Professionalising university IT
Ajay Burlingham-Bohr and Andrew Abboud

You walk into a new job as CIO in a new and unfamiliar sector. What do you expect to find and what do you do when you don’t find it?

As practiced CIOs coming in to HE from other sectors, one from the private sector, and one from a major charity, Ajay and Andrew talk about their early experience in HE. What state was the service they inherited in? What questions did they ask and evidence did they look for? How different was the IT service in their HEI’s from the services in the sectors they had come from? What was working and how did they start making changes to what wasn’t?

Ajay will talk about the let’s start again from scratch approach she took to transforming the IT function and service, including core processes, structure and services, covering what has worked as well as what still needs improvement. Andrew will talk about the transformation he has made to project and programme governance including culling the pipeline of IT projects from over 60 to just 16, an approach which Ajay is also now adopting to make further improvements.

The session will close with an overview of the difficulties and problems that are still unresolved and a view of whether being in the HE sector makes any real difference to delivering a professional IT service.


Hot leadership and chilled relationships: lessons for IS leaders
Linda Carter and Susannah Quinsee


The Future Leaders Programme aims to develop leaders who are confident, agile, enquiring, passionate, reflective and self aware.
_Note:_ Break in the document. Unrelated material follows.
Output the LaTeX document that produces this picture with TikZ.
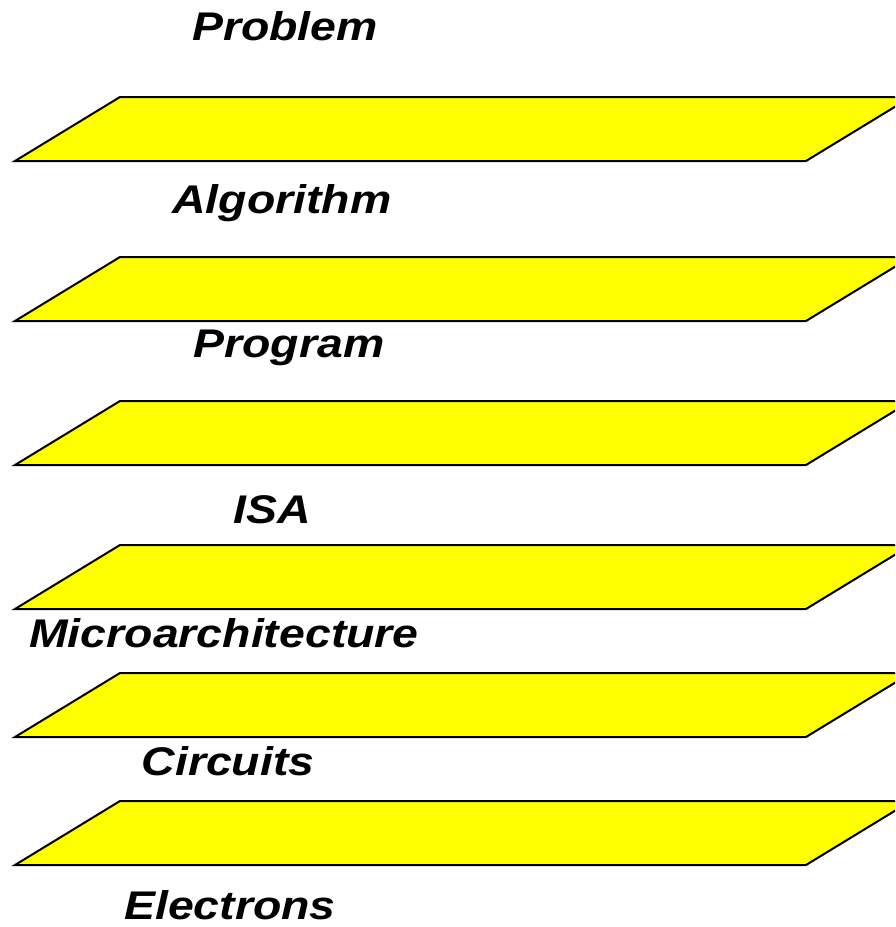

The drive is on for universities to find new ways of working and to achieve more for less. Effective leadership is, more than ever, at a premium. In order to be more efficient, we have to work together more effectively. Institutions need leaders who have the passion to see a better future and have the vision to see the role that technology can play in changing our work lives for the better. It is the presenters’ belief that the time is now for Information Service leaders to take centre stage. So what are the skills and qualities that IS leaders need to lead with confidence and creativity? How can IS leaders work collaboratively whilst being potentially disruptive? And how do they balance this with business as usual activities? This presentation aims to stimulate a discussion on the challenges and opportunities of a partnership approach to change. In doing so we will present and illustrate different scenarios for collaborative relationships, focusing on the approach taken by City University London in the development of its new strategic learning environment. The tools and techniques explored in the Future Leaders Programme will be featured throughout the presentation.